The battery in my Prius’s smart key was getting weak. How do you change the battery? First remove the physical key. Then hold the latch open and slide off the cover. Then unscrew the battery hatch, replace the battery, and reverse the procedure. Only the fob back would not slide off. The finger ridge is smooth, and not shaped properly for removing a cover that has ridden in pockets for the past four or five years. The cover is smooth, so there’s not enough friction for my thumb to push it open.
Solution? Duct tape. Apply a strip of tape to the cover, hold open the latch, and pull the cover off.
It’s been mentioned in recent threads that duct tape is actually illegal - that is, non-code - for sealing ducts. It hardens, falls off and results in separated ducts or leakage within a few years.
Real duct sealing tape is made from aluminum, with a 3M adhesive that will stick an M-1A tank to a teflon wall.
Except for the fact that gaffer’s tape is four times as expensive as regular gray duct tape. Hey, if someone else is buying it, I’ll use expensive gaffer’s tape, but if I’m buying it, I’ll tape my cables to the floor with bog-standard silver duct tape, four rolls for $10.99 from CostCo.

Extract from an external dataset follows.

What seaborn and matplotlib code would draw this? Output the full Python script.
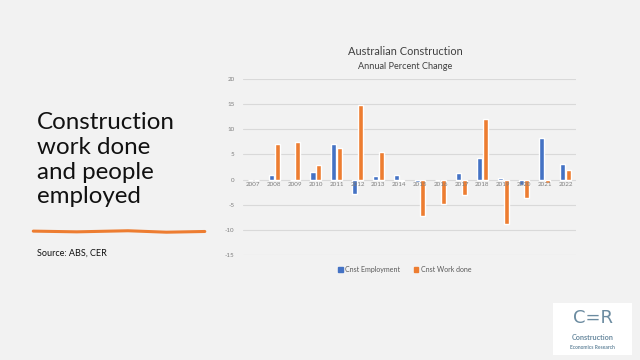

I have a silver car that’s kinda creaking along. (It runs well, but it’s NOT pretty.) Someone must’ve bumped me in a parking lot and the front bumper started to begin to detach. Before the Fella got a chance to fix it (and he did) I silver duct taped it on. I carried a pair of scissors and a roll in the car b/c it was the summer and it kept melting off. It was a good stopgap measure—and it matched!
What exactly is different about the two? I’ve almost always used gaffer’s tape (no photographer should be without some), but recently I ran out and was somewhere where I couldn’t find anything, so picked up some duct/duck tape. The main differences I see is that duct tape is a good bit thinner and glossy, as opposed to gaffer’s flat finish and heftier composition.
Hey, if I need a matte cloth tape to cover up shiny bits of my set, gaffer’s tape all the way. But if I just need to tape cables to the floor to keep people from tripping over them, gaffer’s tape is stupid expensive.
In theory, the adhesive on gaffer’s tape is less likely to transfer to surfaces, but I have not had any problem with the gray Nashua “Industrial Grade Duct Tape” that I just bought from CostCo yesterday. It cost me $5.99 for two 60 yard rolls. And seriously, I’m taping cables to the floor in bars, and the adhesive of my duct tape is the kindest thing to happen to those floors all week.
Duck/duct tape is fine all around, but when we have a special visitor, I have to set up some electreonics in very high class hotels and other venues, so the gaffer’s tape is what we use on those ocassions, as the adhesive doesn’t lift off the gilt, or lacquer or fancy flocking.
I knew a girl in high school who made a pair of flipflops almost entirely out of duct tape. She started with a thin (think cereal box) cardboard cutout of each foot and built up enough layers of duct tape to make them a bit over half an inch thick.